Preliminary Voting Data and the Need for A Clear Federal Approach: Red Oak Fund, LP v. Digirad (Part 6)
We are discussing Red Oak v. Digirad, a Delaware case analyzing claims that arise out of the use of preliminary voting data.
So where does this leave things?
First, Digirad and Red Oak were both soliciting proxies. As a result, Broadrdige provided both with the same preliminary information. In theory this left them on an equal footing.
The distribution of the information does not arise under state law. Under federal law, there is no explicit requirement to distribute preliminary information to participants in a contest. Moreover, Broadridge distributes and collects voting instructions on behalf of brokers. Therefore, to the extent that there are contractual provisions that address distribution of preliminary data, they are between Broadridge and the broker. Nonetheless, whatever the source, distribution of preliminary voting data to anyone soliciting proxies appears to be the standard practice.
Second, under state law, management with preliminary voting data can, apparently, make statements to individual investors that are arguably inconsistent with the data without significant concern. Some of the lack of concern arises over the difficulty in detection. Shareholders challenging the practice will have to uncover statements made by management to other investors (or their advisers). This will often be extremely difficult.
In addition, it is clear that the courts are likely to treat the information, even if detected, as speculative and immaterial. In arriving at this determination, the court effectively applied a materiality standard that is inconsistent with the test articulated. This is not the first time that this has occurred. Delaware courts use the federal definition of materiality (important to a reasonable shareholder) but impose a significantly higher burden on shareholders. See The Irrelevance of State Corporate Law in the Governance of Public Companies. This was the case here. Rather than show that the alleged misstatements were important to a reasonable investor, the court effectively required a showing that the information actually caused a shareholder to change its votes, an all but impossible standard to meet.
Third, under state law, apparently, companies can cause mistakes in the preliminary voting tallies that are distributed to others by Broadridge, know about the mistakes, benefit from the mistakes, and still escape any concern that the court will find an unfair election. Unless the court finds bad faith or intentional misbehavior, there is no recourse for disadvantaged investors. Moreover, the track record of the Delaware courts suggests that they will almost never find that shareholders have met this burden.

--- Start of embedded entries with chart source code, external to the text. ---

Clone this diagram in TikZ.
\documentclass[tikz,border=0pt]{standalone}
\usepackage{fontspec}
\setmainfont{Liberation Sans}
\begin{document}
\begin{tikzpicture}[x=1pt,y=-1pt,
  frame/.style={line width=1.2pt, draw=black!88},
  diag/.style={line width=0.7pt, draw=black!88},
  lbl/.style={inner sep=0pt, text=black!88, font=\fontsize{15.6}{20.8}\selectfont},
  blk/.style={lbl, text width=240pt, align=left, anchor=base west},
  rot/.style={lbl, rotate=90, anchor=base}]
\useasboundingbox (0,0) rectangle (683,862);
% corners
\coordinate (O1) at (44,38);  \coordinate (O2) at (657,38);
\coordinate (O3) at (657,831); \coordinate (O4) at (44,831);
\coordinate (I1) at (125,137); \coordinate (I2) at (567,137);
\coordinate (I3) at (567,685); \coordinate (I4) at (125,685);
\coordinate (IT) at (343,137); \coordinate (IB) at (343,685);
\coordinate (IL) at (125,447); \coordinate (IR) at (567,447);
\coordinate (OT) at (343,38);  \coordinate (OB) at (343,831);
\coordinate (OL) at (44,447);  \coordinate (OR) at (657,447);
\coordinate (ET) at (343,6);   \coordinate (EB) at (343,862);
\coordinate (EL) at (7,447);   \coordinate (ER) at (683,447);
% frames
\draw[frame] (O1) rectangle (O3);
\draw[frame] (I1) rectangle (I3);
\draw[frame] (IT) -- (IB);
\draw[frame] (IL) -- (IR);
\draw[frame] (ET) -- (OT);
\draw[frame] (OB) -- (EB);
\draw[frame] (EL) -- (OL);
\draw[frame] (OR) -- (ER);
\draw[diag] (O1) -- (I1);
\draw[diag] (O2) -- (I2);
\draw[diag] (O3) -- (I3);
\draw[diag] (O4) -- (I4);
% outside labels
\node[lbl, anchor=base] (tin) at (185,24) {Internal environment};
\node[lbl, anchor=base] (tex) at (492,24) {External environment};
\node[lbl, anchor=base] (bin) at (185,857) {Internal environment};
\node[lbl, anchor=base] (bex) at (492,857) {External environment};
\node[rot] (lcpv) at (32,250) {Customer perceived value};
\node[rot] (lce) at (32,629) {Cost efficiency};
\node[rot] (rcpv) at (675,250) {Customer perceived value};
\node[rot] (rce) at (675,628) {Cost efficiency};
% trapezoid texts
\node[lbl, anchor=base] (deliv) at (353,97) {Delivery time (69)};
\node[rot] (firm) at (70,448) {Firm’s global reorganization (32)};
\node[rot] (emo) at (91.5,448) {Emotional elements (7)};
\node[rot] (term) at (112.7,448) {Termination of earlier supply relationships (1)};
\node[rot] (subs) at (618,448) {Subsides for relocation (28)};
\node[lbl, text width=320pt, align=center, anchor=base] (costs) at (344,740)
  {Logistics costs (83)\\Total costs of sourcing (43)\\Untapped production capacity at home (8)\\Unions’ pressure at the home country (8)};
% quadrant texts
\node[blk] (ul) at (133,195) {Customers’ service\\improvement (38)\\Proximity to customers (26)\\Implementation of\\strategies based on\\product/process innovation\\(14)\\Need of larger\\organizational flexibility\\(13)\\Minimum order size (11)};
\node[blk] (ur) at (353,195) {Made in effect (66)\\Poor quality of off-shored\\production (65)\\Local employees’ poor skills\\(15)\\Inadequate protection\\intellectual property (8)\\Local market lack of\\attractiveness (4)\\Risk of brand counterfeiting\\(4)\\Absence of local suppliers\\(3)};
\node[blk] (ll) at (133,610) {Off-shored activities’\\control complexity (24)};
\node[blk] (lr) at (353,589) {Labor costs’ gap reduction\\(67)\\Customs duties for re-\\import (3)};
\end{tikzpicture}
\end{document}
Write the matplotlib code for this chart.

The case, therefore, raises the potential for abuse of preliminary voting data and suggests that state law will not intervene to prevent any such abuse. Assurances that the information is used fairly will, therefore, have to be imposed at the federal level. Possibilities might include, among other things: mandatory disclosure of preliminary voting information to the public (by Broadridge or any recipient); prohibitions on disclosure of the information by Broadridge to anyone, a mechanism designed to facilitate the correction of preliminary tallies when errors are uncovered; and/or the execution of an omnibus proxy by the broker on behalf of street name owners, eliminating the need for voting instructions.
Any such approach has its own set of problems. The best solution would have been to require companies to use the information in a manner that was fair to shareholders. Red Oak, however, demonstrates that the Delaware courts have no intention of taking this route.
The opinion and assorted filings in the case, including the transcript of the hearing, can be found at the DU Corporate Governance web site.